Che disdetta. Il dollaro stava celebrando una rottura rialzista, che avrebbe finalmente messo la parola fine ad una prolungata stagnazione quando sono intervenute le dichiarazioni di Powell a stemperare gli entusiasmi per il biglietto verde.
Uno a uno e palla al centro. Anzi, a dirla tutta il rischio a questo punto sarebbe quello opposto: di una discesa alimentata dalla “delusione” (leggasi: esercizio degli stop loss) di chi aveva confidato nel breakout rialzista del Dollar Index.
D’altro canto, la volatilità ammoniva: c’è troppa apatia in giro per confidare in segnali di inversione credibili. Il fenomeno è globale: il Currency Volatility Index (CVI) calcolato e reso disponibile da JP Morgan, si attesta correntemente ai livelli più contenuti dal 2014.

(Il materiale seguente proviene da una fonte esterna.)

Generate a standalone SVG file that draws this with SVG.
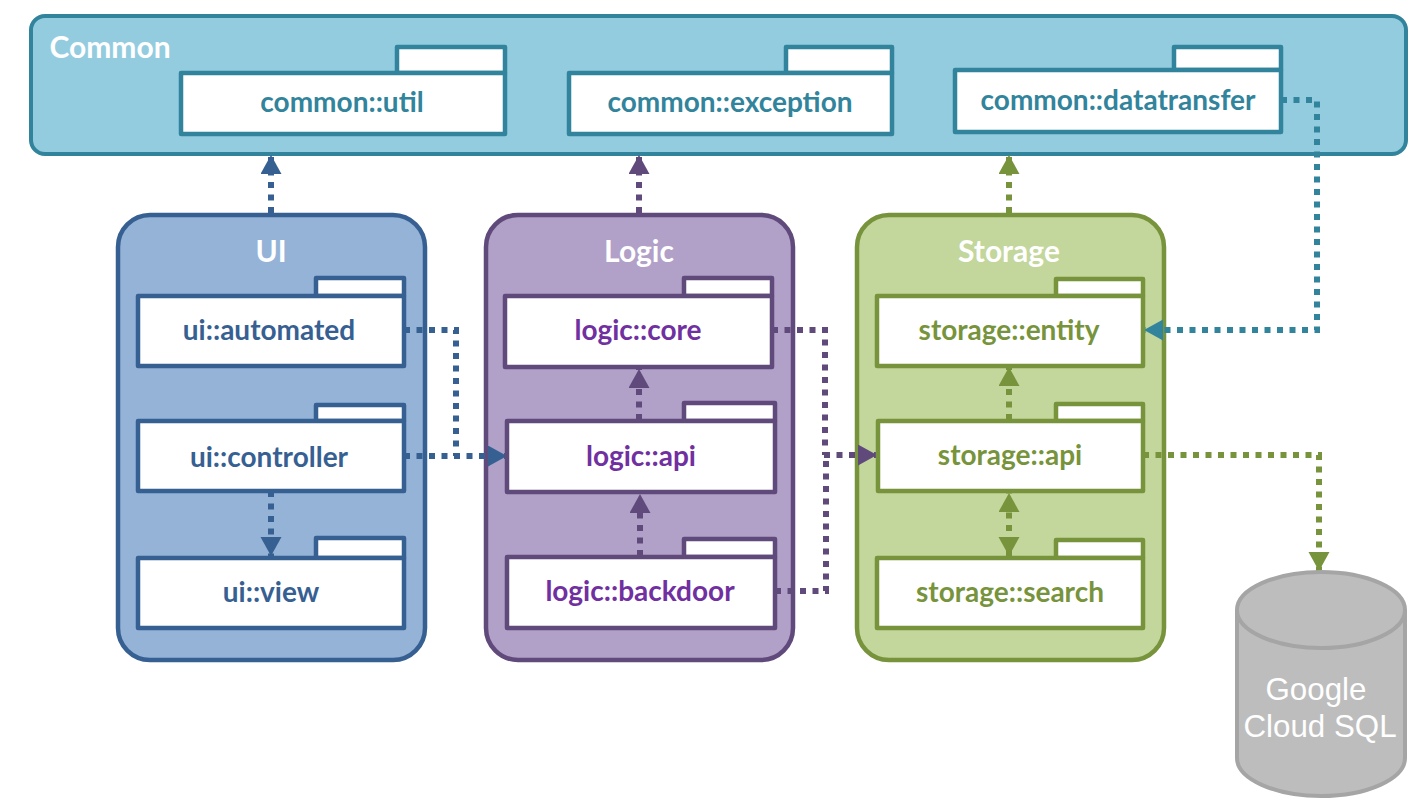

Ma giova soffermarsi in particolar modo sul biglietto verde. Come evidenzia la figura in alto, lo scostamento fra il livello più elevato e quello più basso degli ultimi sei mesi, su Dollar Index è sceso di recente a meno del 3%. Una lettura storicamente infima.

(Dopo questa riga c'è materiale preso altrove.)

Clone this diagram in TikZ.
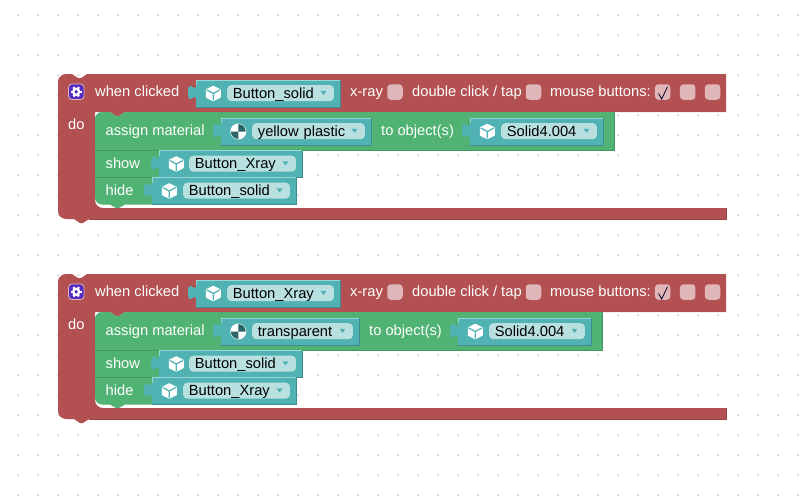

Cosa aspettarsi dunque per il dollaro – e, a ruota, per il mercato valutario globale – da una simile compressione della volatilità?
Dal 1985 in avanti si rilevano soltanto due precedenti simili: datati 1996 e 2014. In ambo le occasioni il Dollar Index era reduce da un rialzo, e quella eccezionale compressione della molla produsse i due rialzi di dollaro più memorabili degli ultimi 34 anni.
Naturalmente due episodi sono ben pochi per giungere a conclusioni definitive. Se allargassimo un attimo i parametri, ricercando casi di volatilità a sei mesi compressa ma non fino a questo punto; otterremmo una casistica più ampia, il cui comun denominatore sarebbe uno: la volatilità è prossima a ripartire, in un senso o nell’altro.
Roba da strategia straddle le quali, come noto, si basano sull’acquisto simultaneo di opzioni call e put allo scopo di beneficiare di un drammatico aumento della volatilità.